• Recorded information:

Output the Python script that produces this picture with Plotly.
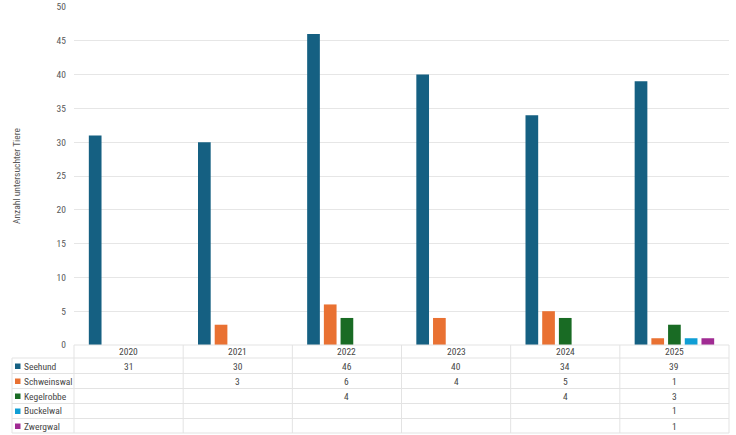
import plotly.graph_objects as go

years = ["2020", "2021", "2022", "2023", "2024", "2025"]
series_names = ["Seehund", "Schweinswal", "Kegelrobbe", "Buckelwal", "Zwergwal"]
seehund = [31, 30, 46, 40, 34, 39]
schweinswal = [None, 3, 6, 4, 5, 1]
kegelrobbe = [None, None, 4, None, 4, 3]
buckelwal = [None, None, None, None, None, 1]
zwergwal = [None, None, None, None, None, 1]
colors = ["#156082", "#E97132", "#196B24", "#0F9ED5", "#A02B93"]
y_title = "Anzahl untersuchter Tiere"

all_series = [seehund, schweinswal, kegelrobbe, buckelwal, zwergwal]

W, H = 736, 435
L, R, T, B = 74, 7, 7, 90
PW = W - L - R
PH = H - T - B
FONT = "Liberation Sans Narrow, Roboto Condensed, Arial Narrow, sans-serif"


def px_x(px):
    return (px - L) / PW


def px_y(py):
    return (H - B - py) / PH


fig = go.Figure()
for name, vals, col in zip(series_names, all_series, colors):
    fig.add_trace(go.Bar(x=years, y=vals, name=name, marker=dict(color=col, line=dict(width=0))))

shapes = []
annotations = []
grid_col = "#E3E3E3"
row_lines = [358, 373.5, 388.5, 403.5, 418.5, 433]
shapes.append(dict(type="line", xref="paper", yref="paper", x0=0, x1=1,
                   y0=px_y(345), y1=px_y(345), line=dict(color=grid_col, width=1)))
for ry in row_lines:
    shapes.append(dict(type="line", xref="paper", yref="paper", x0=px_x(12), x1=1,
                       y0=px_y(ry), y1=px_y(ry), line=dict(color=grid_col, width=1)))
shapes.append(dict(type="line", xref="paper", yref="paper", x0=px_x(12), x1=px_x(12),
                   y0=px_y(358), y1=px_y(433), line=dict(color=grid_col, width=1)))
for i in range(len(years) + 1):
    xv = i / len(years)
    shapes.append(dict(type="line", xref="paper", yref="paper", x0=xv, x1=xv,
                       y0=px_y(345), y1=px_y(433), line=dict(color=grid_col, width=1)))

text_col = "#474747"
for i, yr in enumerate(years):
    annotations.append(dict(x=i, y=px_y(351.5), xref="x", yref="paper", text=yr,
                            showarrow=False, font=dict(size=9.5, color=text_col, family=FONT),
                            xanchor="center", yanchor="middle"))
row_centers = [366, 381, 396, 411, 426]
for name, vals, col, rc in zip(series_names, all_series, colors, row_centers):
    shapes.append(dict(type="rect", xref="paper", yref="paper",
                       x0=px_x(15), x1=px_x(20.5), y0=px_y(rc - 2.5), y1=px_y(rc + 3),
                       fillcolor=col, line=dict(width=0)))
    annotations.append(dict(x=px_x(21.5), y=px_y(rc), xref="paper", yref="paper", text=name,
                            showarrow=False, font=dict(size=9.5, color=text_col, family=FONT),
                            xanchor="left", yanchor="middle"))
    for i, v in enumerate(vals):
        if v is not None:
            annotations.append(dict(x=i, y=px_y(rc), xref="x", yref="paper", text=str(v),
                                    showarrow=False, font=dict(size=9.5, color=text_col, family=FONT),
                                    xanchor="center", yanchor="middle"))

annotations.append(dict(x=px_x(16), y=0.5, xref="paper", yref="paper", text=y_title,
                        textangle=-90, showarrow=False,
                        font=dict(size=9.5, color="#595959", family=FONT),
                        xanchor="center", yanchor="middle"))

fig.update_layout(
    width=W, height=H,
    margin=dict(l=L, r=R, t=T, b=B, pad=0, autoexpand=False),
    paper_bgcolor="white", plot_bgcolor="white",
    barmode="group", bargap=0.235, bargroupgap=0.24,
    showlegend=False,
    font=dict(family=FONT, size=9.5, color="#595959"),
    xaxis=dict(type="category", range=[-0.5, len(years) - 0.5], showticklabels=False,
               showgrid=False, zeroline=False, showline=False, ticks="", automargin=False),
    yaxis=dict(range=[0, 50], dtick=5, showgrid=True, gridcolor="#E6E6E6", gridwidth=1,
               zeroline=False, showline=False, ticks="", ticklabelstandoff=7, automargin=False,
               tickfont=dict(size=9.5, color="#595959", family=FONT)),
    shapes=shapes, annotations=annotations,
)

fig.write_html("out.html")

• Task goal: Skip the pictures, please, and transcribe only the lines from the beginning of the material through the one that contains "name=name, marker=dict(color=col, line=dict(width=0))))".

• Exercise result:
Output the Python script that produces this picture with Plotly.
import plotly.graph_objects as go

years = ["2020", "2021", "2022", "2023", "2024", "2025"]
series_names = ["Seehund", "Schweinswal", "Kegelrobbe", "Buckelwal", "Zwergwal"]
seehund = [31, 30, 46, 40, 34, 39]
schweinswal = [None, 3, 6, 4, 5, 1]
kegelrobbe = [None, None, 4, None, 4, 3]
buckelwal = [None, None, None, None, None, 1]
zwergwal = [None, None, None, None, None, 1]
colors = ["#156082", "#E97132", "#196B24", "#0F9ED5", "#A02B93"]
y_title = "Anzahl untersuchter Tiere"

all_series = [seehund, schweinswal, kegelrobbe, buckelwal, zwergwal]

W, H = 736, 435
L, R, T, B = 74, 7, 7, 90
PW = W - L - R
PH = H - T - B
FONT = "Liberation Sans Narrow, Roboto Condensed, Arial Narrow, sans-serif"


def px_x(px):
    return (px - L) / PW


def px_y(py):
    return (H - B - py) / PH


fig = go.Figure()
for name, vals, col in zip(series_names, all_series, colors):
    fig.add_trace(go.Bar(x=years, y=vals, name=name, marker=dict(color=col, line=dict(width=0))))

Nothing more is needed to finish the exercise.